Task to carry out = Leave out the pictures and repeat the rest of the material exactly.

Given entries =

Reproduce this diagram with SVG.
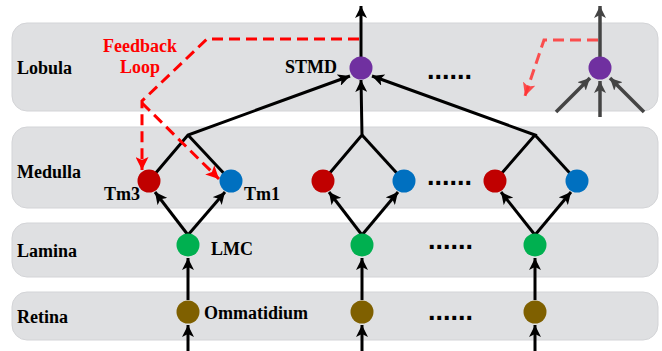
<svg xmlns="http://www.w3.org/2000/svg" width="662" height="351" viewBox="0 0 662 351">
<style>
.band{fill:#dfe0e2;stroke:#d3d4d7;stroke-width:1}
.lbl{font-family:"Liberation Serif",serif;font-weight:bold;font-size:18px;fill:#000}
.fb{font-family:"Liberation Serif",serif;font-weight:bold;font-size:18px;fill:#ff0000}
.dots{font-family:"Liberation Sans",sans-serif;font-weight:bold;font-size:27px;fill:#000}
.k{stroke:#000;stroke-width:3;fill:none}
.ka{stroke:#000;stroke-width:3;fill:none;marker-end:url(#ah)}
.ga{stroke:#444;stroke-width:3.5;fill:none;marker-end:url(#ahg)}
.rda{stroke:#ff0000;stroke-width:3;fill:none;stroke-dasharray:11 6;marker-end:url(#ahr)}
.rd2{stroke:#ff3333;stroke-opacity:0.85;stroke-width:3;fill:none;stroke-dasharray:11 6;marker-end:url(#ahr2)}
</style>
<defs>
<marker id="ah" markerUnits="userSpaceOnUse" markerWidth="13" markerHeight="12" refX="12" refY="6" orient="auto" viewBox="0 0 13 12"><path d="M0,0 L12,6 L0,12 L3,6 z" fill="#000"/></marker>
<marker id="ahg" markerUnits="userSpaceOnUse" markerWidth="13" markerHeight="12" refX="12" refY="6" orient="auto" viewBox="0 0 13 12"><path d="M0,0 L12,6 L0,12 L3,6 z" fill="#444"/></marker>
<marker id="ahr" markerUnits="userSpaceOnUse" markerWidth="14" markerHeight="13" refX="13" refY="6.5" orient="auto" viewBox="0 0 14 13"><path d="M0,0 L13,6.5 L0,13 L3,6.5 z" fill="#ff0000"/></marker>
<marker id="ahr2" markerUnits="userSpaceOnUse" markerWidth="14" markerHeight="13" refX="13" refY="6.5" orient="auto" viewBox="0 0 14 13"><path d="M0,0 L13,6.5 L0,13 L3,6.5 z" fill="#ff3333" fill-opacity="0.85"/></marker>
</defs>

<g id="bands">
<rect id="lobula-band" class="band" x="12" y="23" width="646" height="88" rx="15"/>
<rect id="medulla-band" class="band" x="12" y="127" width="646" height="81" rx="15"/>
<rect id="lamina-band" class="band" x="12" y="223" width="646" height="54" rx="15"/>
<rect id="retina-band" class="band" x="12" y="292" width="646" height="48" rx="15"/>
<text class="lbl" x="17" y="74">Lobula</text>
<text class="lbl" x="17" y="178">Medulla</text>
<text class="lbl" x="17" y="257">Lamina</text>
<text class="lbl" x="17" y="323">Retina</text>
</g>

<g id="connectors">
<line class="ka" x1="361" y1="57" x2="361" y2="6"/>
<line class="ga" x1="600" y1="57" x2="600" y2="6"/>
<polyline class="ka" points="149,181 188,135 350,76"/>
<line class="k" x1="188" y1="135" x2="231" y2="181"/>
<polyline class="ka" points="323,181 362,135 361,80"/>
<line class="k" x1="362" y1="135" x2="404" y2="181"/>
<polyline class="ka" points="495,181 535,135 372,76"/>
<line class="k" x1="535" y1="135" x2="577" y2="181"/>
<line class="ga" x1="556" y1="112" x2="590" y2="78"/>
<line class="ga" x1="600" y1="117" x2="600" y2="81"/>
<line class="ga" x1="644" y1="112" x2="610" y2="78"/>
<line class="ka" x1="188" y1="235" x2="155" y2="192"/>
<line class="ka" x1="188" y1="235" x2="225" y2="192"/>
<line class="ka" x1="362" y1="235" x2="329" y2="192"/>
<line class="ka" x1="362" y1="235" x2="398" y2="192"/>
<line class="ka" x1="535" y1="235" x2="501" y2="192"/>
<line class="ka" x1="535" y1="235" x2="571" y2="192"/>
<line class="ka" x1="188" y1="300" x2="188" y2="258"/>
<line class="ka" x1="362" y1="300" x2="362" y2="258"/>
<line class="ka" x1="535" y1="300" x2="535" y2="258"/>
<line class="ka" x1="188" y1="351" x2="188" y2="325"/>
<line class="ka" x1="362" y1="351" x2="362" y2="325"/>
<line class="ka" x1="535" y1="351" x2="535" y2="325"/>
<polyline class="rda" points="359,39 207,39 142,101 142,170"/>
<line class="rda" x1="142" y1="103" x2="219" y2="179"/>
<polyline class="rd2" points="598,40 544,40 525,96"/>
</g>

<g id="feedback-label">
<text class="fb" x="140" y="52" text-anchor="middle">Feedback</text>
<text class="fb" x="140" y="73" text-anchor="middle">Loop</text>
</g>

<g id="stmd"><circle cx="361" cy="68" r="11.5" fill="#7030a0"/><text class="lbl" x="285" y="73">STMD</text></g>
<g id="stmd-n"><circle cx="600" cy="68" r="11.5" fill="#7030a0"/></g>

<g id="tm3-1"><circle cx="149" cy="181" r="11.5" fill="#c00000"/><text class="lbl" x="104" y="200">Tm3</text></g>
<g id="tm1-1"><circle cx="231" cy="181" r="11.5" fill="#0070c0"/><text class="lbl" x="244" y="200">Tm1</text></g>
<g id="tm3-2"><circle cx="323" cy="181" r="11.5" fill="#c00000"/></g>
<g id="tm1-2"><circle cx="404" cy="181" r="11.5" fill="#0070c0"/></g>
<g id="tm3-n"><circle cx="495" cy="181" r="11.5" fill="#c00000"/></g>
<g id="tm1-n"><circle cx="577" cy="181" r="11.5" fill="#0070c0"/></g>

<g id="lmc-1"><circle cx="188" cy="245" r="11.5" fill="#00b050"/><text class="lbl" x="211" y="255">LMC</text></g>
<g id="lmc-2"><circle cx="362" cy="245" r="11.5" fill="#00b050"/></g>
<g id="lmc-n"><circle cx="535" cy="245" r="11.5" fill="#00b050"/></g>

<g id="omm-1"><circle cx="188" cy="312" r="11.5" fill="#7f6000"/><text class="lbl" x="204" y="319">Ommatidium</text></g>
<g id="omm-2"><circle cx="362" cy="312" r="11.5" fill="#7f6000"/></g>
<g id="omm-n"><circle cx="535" cy="312" r="11.5" fill="#7f6000"/></g>

<g id="ellipses">
<text class="dots" x="427" y="79">......</text>
<text class="dots" x="427" y="185">......</text>
<text class="dots" x="428" y="249">......</text>
<text class="dots" x="428" y="320">......</text>
</g>
</svg>
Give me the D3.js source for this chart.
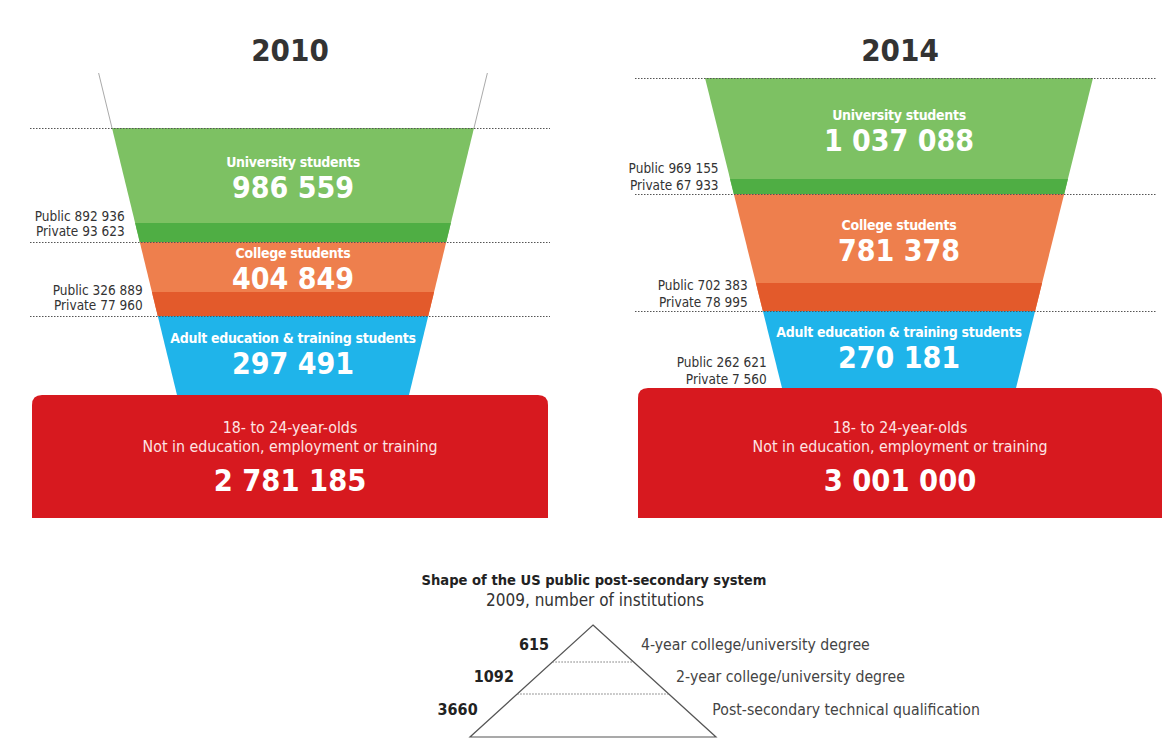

Reply to the exercise =
Reproduce this diagram with SVG.
<svg xmlns="http://www.w3.org/2000/svg" width="662" height="351" viewBox="0 0 662 351">
<style>
.band{fill:#dfe0e2;stroke:#d3d4d7;stroke-width:1}
.lbl{font-family:"Liberation Serif",serif;font-weight:bold;font-size:18px;fill:#000}
.fb{font-family:"Liberation Serif",serif;font-weight:bold;font-size:18px;fill:#ff0000}
.dots{font-family:"Liberation Sans",sans-serif;font-weight:bold;font-size:27px;fill:#000}
.k{stroke:#000;stroke-width:3;fill:none}
.ka{stroke:#000;stroke-width:3;fill:none;marker-end:url(#ah)}
.ga{stroke:#444;stroke-width:3.5;fill:none;marker-end:url(#ahg)}
.rda{stroke:#ff0000;stroke-width:3;fill:none;stroke-dasharray:11 6;marker-end:url(#ahr)}
.rd2{stroke:#ff3333;stroke-opacity:0.85;stroke-width:3;fill:none;stroke-dasharray:11 6;marker-end:url(#ahr2)}
</style>
<defs>
<marker id="ah" markerUnits="userSpaceOnUse" markerWidth="13" markerHeight="12" refX="12" refY="6" orient="auto" viewBox="0 0 13 12"><path d="M0,0 L12,6 L0,12 L3,6 z" fill="#000"/></marker>
<marker id="ahg" markerUnits="userSpaceOnUse" markerWidth="13" markerHeight="12" refX="12" refY="6" orient="auto" viewBox="0 0 13 12"><path d="M0,0 L12,6 L0,12 L3,6 z" fill="#444"/></marker>
<marker id="ahr" markerUnits="userSpaceOnUse" markerWidth="14" markerHeight="13" refX="13" refY="6.5" orient="auto" viewBox="0 0 14 13"><path d="M0,0 L13,6.5 L0,13 L3,6.5 z" fill="#ff0000"/></marker>
<marker id="ahr2" markerUnits="userSpaceOnUse" markerWidth="14" markerHeight="13" refX="13" refY="6.5" orient="auto" viewBox="0 0 14 13"><path d="M0,0 L13,6.5 L0,13 L3,6.5 z" fill="#ff3333" fill-opacity="0.85"/></marker>
</defs>

<g id="bands">
<rect id="lobula-band" class="band" x="12" y="23" width="646" height="88" rx="15"/>
<rect id="medulla-band" class="band" x="12" y="127" width="646" height="81" rx="15"/>
<rect id="lamina-band" class="band" x="12" y="223" width="646" height="54" rx="15"/>
<rect id="retina-band" class="band" x="12" y="292" width="646" height="48" rx="15"/>
<text class="lbl" x="17" y="74">Lobula</text>
<text class="lbl" x="17" y="178">Medulla</text>
<text class="lbl" x="17" y="257">Lamina</text>
<text class="lbl" x="17" y="323">Retina</text>
</g>

<g id="connectors">
<line class="ka" x1="361" y1="57" x2="361" y2="6"/>
<line class="ga" x1="600" y1="57" x2="600" y2="6"/>
<polyline class="ka" points="149,181 188,135 350,76"/>
<line class="k" x1="188" y1="135" x2="231" y2="181"/>
<polyline class="ka" points="323,181 362,135 361,80"/>
<line class="k" x1="362" y1="135" x2="404" y2="181"/>
<polyline class="ka" points="495,181 535,135 372,76"/>
<line class="k" x1="535" y1="135" x2="577" y2="181"/>
<line class="ga" x1="556" y1="112" x2="590" y2="78"/>
<line class="ga" x1="600" y1="117" x2="600" y2="81"/>
<line class="ga" x1="644" y1="112" x2="610" y2="78"/>
<line class="ka" x1="188" y1="235" x2="155" y2="192"/>
<line class="ka" x1="188" y1="235" x2="225" y2="192"/>
<line class="ka" x1="362" y1="235" x2="329" y2="192"/>
<line class="ka" x1="362" y1="235" x2="398" y2="192"/>
<line class="ka" x1="535" y1="235" x2="501" y2="192"/>
<line class="ka" x1="535" y1="235" x2="571" y2="192"/>
<line class="ka" x1="188" y1="300" x2="188" y2="258"/>
<line class="ka" x1="362" y1="300" x2="362" y2="258"/>
<line class="ka" x1="535" y1="300" x2="535" y2="258"/>
<line class="ka" x1="188" y1="351" x2="188" y2="325"/>
<line class="ka" x1="362" y1="351" x2="362" y2="325"/>
<line class="ka" x1="535" y1="351" x2="535" y2="325"/>
<polyline class="rda" points="359,39 207,39 142,101 142,170"/>
<line class="rda" x1="142" y1="103" x2="219" y2="179"/>
<polyline class="rd2" points="598,40 544,40 525,96"/>
</g>

<g id="feedback-label">
<text class="fb" x="140" y="52" text-anchor="middle">Feedback</text>
<text class="fb" x="140" y="73" text-anchor="middle">Loop</text>
</g>

<g id="stmd"><circle cx="361" cy="68" r="11.5" fill="#7030a0"/><text class="lbl" x="285" y="73">STMD</text></g>
<g id="stmd-n"><circle cx="600" cy="68" r="11.5" fill="#7030a0"/></g>

<g id="tm3-1"><circle cx="149" cy="181" r="11.5" fill="#c00000"/><text class="lbl" x="104" y="200">Tm3</text></g>
<g id="tm1-1"><circle cx="231" cy="181" r="11.5" fill="#0070c0"/><text class="lbl" x="244" y="200">Tm1</text></g>
<g id="tm3-2"><circle cx="323" cy="181" r="11.5" fill="#c00000"/></g>
<g id="tm1-2"><circle cx="404" cy="181" r="11.5" fill="#0070c0"/></g>
<g id="tm3-n"><circle cx="495" cy="181" r="11.5" fill="#c00000"/></g>
<g id="tm1-n"><circle cx="577" cy="181" r="11.5" fill="#0070c0"/></g>

<g id="lmc-1"><circle cx="188" cy="245" r="11.5" fill="#00b050"/><text class="lbl" x="211" y="255">LMC</text></g>
<g id="lmc-2"><circle cx="362" cy="245" r="11.5" fill="#00b050"/></g>
<g id="lmc-n"><circle cx="535" cy="245" r="11.5" fill="#00b050"/></g>

<g id="omm-1"><circle cx="188" cy="312" r="11.5" fill="#7f6000"/><text class="lbl" x="204" y="319">Ommatidium</text></g>
<g id="omm-2"><circle cx="362" cy="312" r="11.5" fill="#7f6000"/></g>
<g id="omm-n"><circle cx="535" cy="312" r="11.5" fill="#7f6000"/></g>

<g id="ellipses">
<text class="dots" x="427" y="79">......</text>
<text class="dots" x="427" y="185">......</text>
<text class="dots" x="428" y="249">......</text>
<text class="dots" x="428" y="320">......</text>
</g>
</svg>
Give me the D3.js source for this chart.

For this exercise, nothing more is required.